Tuesday, July 28, 2009

Collected Thoughts 7-28-09

  • Apologies for the radio silence. Thursday afternoon I got an unfortunate phone call and had to fly back to Indianapolis that evening to be with my family. I just got back in town late last night. I was too occupied to internet.
  • I won't bore you with details of my life, but my Aunt Christine was a second mother to me for much of my childhood. My grandmother has now had to bury two of her children, which is two more children than a mother should ever have to bury.
  • Man, nobody does funerals like the Catholics. They deploy all five senses to lock you in, counting the communion: the visual iconography, the sounds of the music, the texture of the bread, the taste of the wine, and the smell of the flowers and incense. I don't aim to demean the spiritual value for believers (which is real), but objectively, it's brilliantly executed to keep the flock herded.
  • I can't decide what I want when I die: 1) to have my ashes converted into paint and have a scowling portrait of my visage hung in the hallway of an elementary school, 2) or this. I'm pretty sure I'd prefer no religious ceremony; I think it'd be cool if there was a two-hour "service" where people read passages from books and movies that reminded them of the relationship they had with me. Maybe a couple lectures from some college professors on basic principles I believed in or something. Whenever my flesh-husk ceases to be functional, I'd like my death to be a moment of teaching instead of a moment of grieving.
  • Last funeral thought: just before the funeral I realized just how fragile the vessels for our conscience really are. I was struck with grief when, while breaking into tears, my uncle wiped his eyes with his three-fingered hand; he'd lost the bottom two in a table saw accident some years ago. In the background I could hear my grandfather's respirator and the wheelchair motor of a family friend while next to me laid the body of my deceased aunt, multiple organs missing in an attempt to save her life from cancer. All around me were bodies, living and dead, who'd lost certain functions just by living.

    Soul or no soul, our conscience is kept in a delicate container whose wear-and-tear is inevitable. I understand perfectly well why most people seek comfort in the belief that this life is merely the first part of existence, because the lives we live are inhabited by peril at every turn. You (or just a part of "you") can go at any time. It's madness, really.

On a lighter note!
  • Commenter game! Name bands who have played with no founding members. (This was inspired by the Mae Shi interwebs drama last week) I'll start: Rockapella!
  • I'm hearing a rumor that Little Radio Summer Camp may happen after all, in August.
  • Murs and the guy who runs the Devils Due comic company are forming a "comic-culture authority". That's interesting. With superheroes being the 21st century American cowboy, I suppose it was inevitable. When you're talking about merging superheroes, hip-hop, and videogames you're talking about uniting the three most prominent cultural touchstones of modern American youth.
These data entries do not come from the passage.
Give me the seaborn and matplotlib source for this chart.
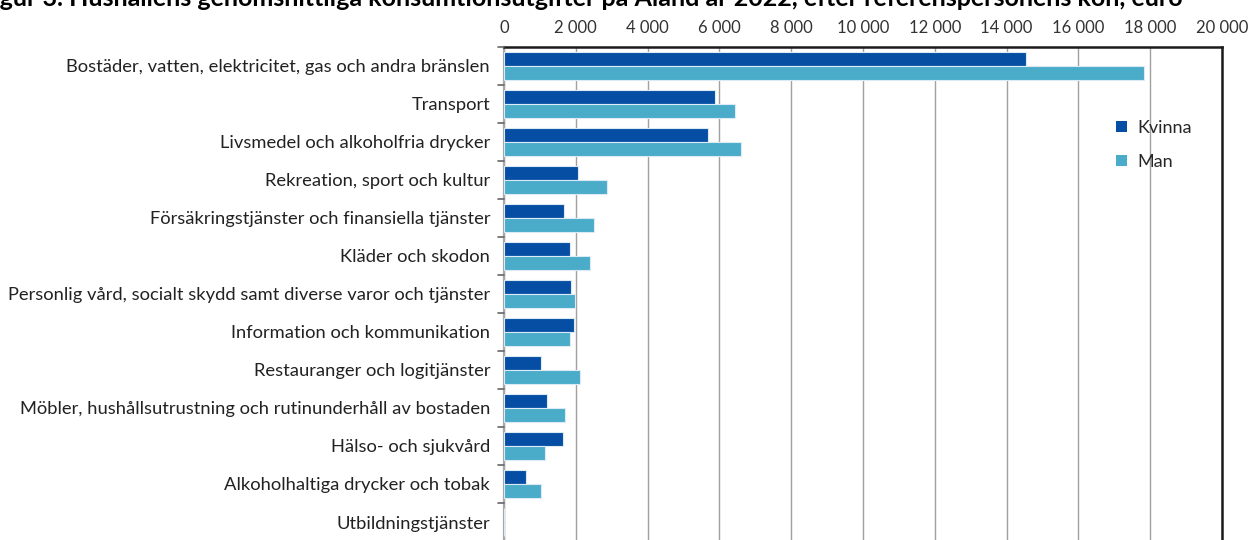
import matplotlib
matplotlib.use("Agg")
import matplotlib.pyplot as plt
import seaborn as sns
import pandas as pd
from matplotlib.ticker import FuncFormatter, MultipleLocator

categories = [
    "Bostäder, vatten, elektricitet, gas och andra bränslen",
    "Transport",
    "Livsmedel och alkoholfria drycker",
    "Rekreation, sport och kultur",
    "Försäkringstjänster och finansiella tjänster",
    "Kläder och skodon",
    "Personlig vård, socialt skydd samt diverse varor och tjänster",
    "Information och kommunikation",
    "Restauranger och logitjänster",
    "Möbler, hushållsutrustning och rutinunderhåll av bostaden",
    "Hälso- och sjukvård",
    "Alkoholhaltiga drycker och tobak",
    "Utbildningstjänster",
]
kvinna = [14530, 5890, 5690, 2060, 1660, 1830, 1880, 1950, 1030, 1190, 1640, 610, 10]
man = [17830, 6440, 6610, 2860, 2500, 2400, 1980, 1850, 2130, 1690, 1140, 1030, 10]
series = ["Kvinna", "Man"]
colors = {"Kvinna": "#054EA3", "Man": "#4BACC9"}
title = "Figur 3. Hushållens genomsnittliga konsumtionsutgifter på Åland år 2022, efter referenspersonens kön, euro"

df = pd.DataFrame({
    "Kategori": categories * 2,
    "Kön": ["Kvinna"] * len(categories) + ["Man"] * len(categories),
    "Värde": kvinna + man,
})

sns.set_theme(style="white")
plt.rcParams["font.family"] = ["Lato", "DejaVu Sans"]

fig = plt.figure(figsize=(12.55, 5.40), dpi=100)
ax = fig.add_axes([504 / 1255, 1 - 541 / 540, (1222 - 504) / 1255, (541 - 47) / 540])

sns.barplot(data=df, y="Kategori", x="Värde", hue="Kön", order=categories,
            hue_order=series, palette=colors, saturation=1, orient="h", width=0.76,
            edgecolor="#DCEAF5", linewidth=0.8, ax=ax, zorder=3)

ax.set_xlim(0, 20000)
ax.set_ylim(len(categories) - 0.5, -0.5)
ax.xaxis.set_major_locator(MultipleLocator(2000))
ax.xaxis.set_major_formatter(FuncFormatter(lambda v, p: f"{int(v):,}".replace(",", " ")))
ax.xaxis.tick_top()
ax.grid(axis="x", color="#A0A0A0", linewidth=1.0, zorder=0)
ax.set_xlabel("")
ax.set_ylabel("")
ax.tick_params(axis="x", length=0, labelsize=12, colors="#333333", pad=8)
ax.tick_params(axis="y", length=0, labelsize=13.2, colors="#222222", pad=10)

# category separator tick marks on the y axis
for b in range(len(categories) + 1):
    ax.plot([-0.009, 0], [b - 0.5, b - 0.5], transform=ax.get_yaxis_transform(),
            color="#666666", linewidth=1.2, clip_on=False, zorder=4)

for side in ["top", "right"]:
    ax.spines[side].set_color("#1A1A1A")
    ax.spines[side].set_linewidth(1.8)
ax.spines["left"].set_color("#A8A8A8")
ax.spines["left"].set_linewidth(1.6)
ax.spines["bottom"].set_visible(False)

leg = ax.legend(loc="upper left", bbox_to_anchor=(0.83, 0.885), frameon=False,
                fontsize=13, handlelength=0.6, handleheight=0.6,
                labelspacing=1.0, handletextpad=0.6)
for h in leg.legend_handles:
    h.set_edgecolor("none")

fig.text(-0.017, 1 - 6 / 540, title, ha="left", va="baseline", fontsize=18,
         fontweight="bold", color="#000000")

fig.savefig("out.png", dpi=100)
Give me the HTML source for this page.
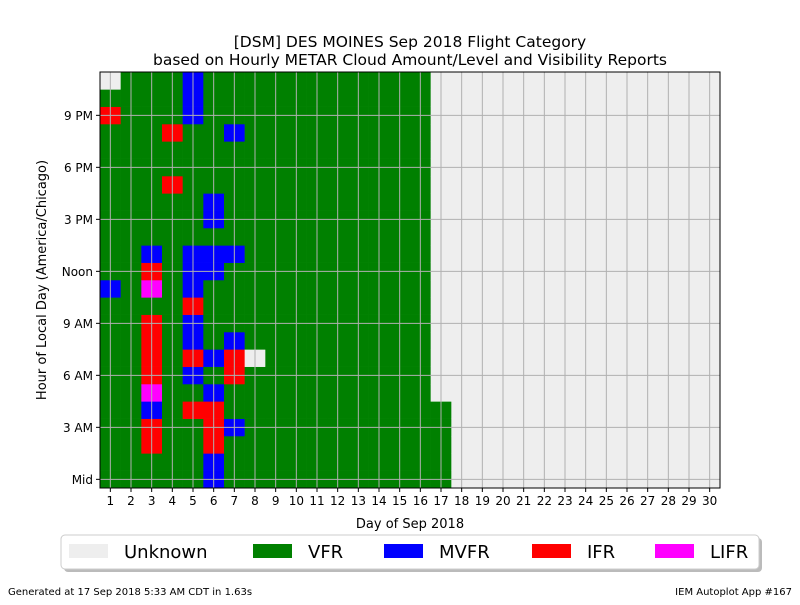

All it's missing is tabloid journalism, an omission that should not be reconsidered anyway.
  • Mark Millian is sniffing around something big. Personally, I believe in 5-10 years that all middle-class and higher peoples will own 1) a smart phone and 2) a computer tablet about the size of a small laptop. The tablet will travel to home and work for all sit-down business, while the smart phone will be our remote control to everything and a mobile link to our home networks. You won't have a desktop PC or Mac, you'll have a tablet / smartphone that will talk (wirelessly, of course) to the storage drives and multi-purpose monitors found in nearly every room.
  • At last, a word that describes me, spiritually: apatheist. It's perfect! It even has a pun in its name!
  • On healthcare reform: Anything that doesn't make the pharmas and insurers scream for mercy is plainly insufficient.

    Any time someone asks you "Do you really want socialized medicine?" the answer is "We already have incognito socialized medicine via emergency rooms. This will lower that cost."

    Any time someone asks you "Do you really want the government to run your healthcare?" the correct answer is "I prefer elected officials who are accountable to me be in charge of my healthcare instead of private citizens with a profit motive whom I've never met". The premise that today healthcare is determined by patient and doctor is a false one.

    Doctors and hospitals are not the problem, they're hamstringed too. Patients are not the problem. The profit motive interfering with a moral imperative is the problem. This needs to be said over and over until the knuckleheads get it.
  • I fully expect the Democrats to pass and Obama to sign an insufficient bill. The industry lobbyists are behind the "blue dog" hold-outs. Millions in contributions, usually through smaller companies owned by the large ones. Sneaky fucks and the knuckleheads who cow to them.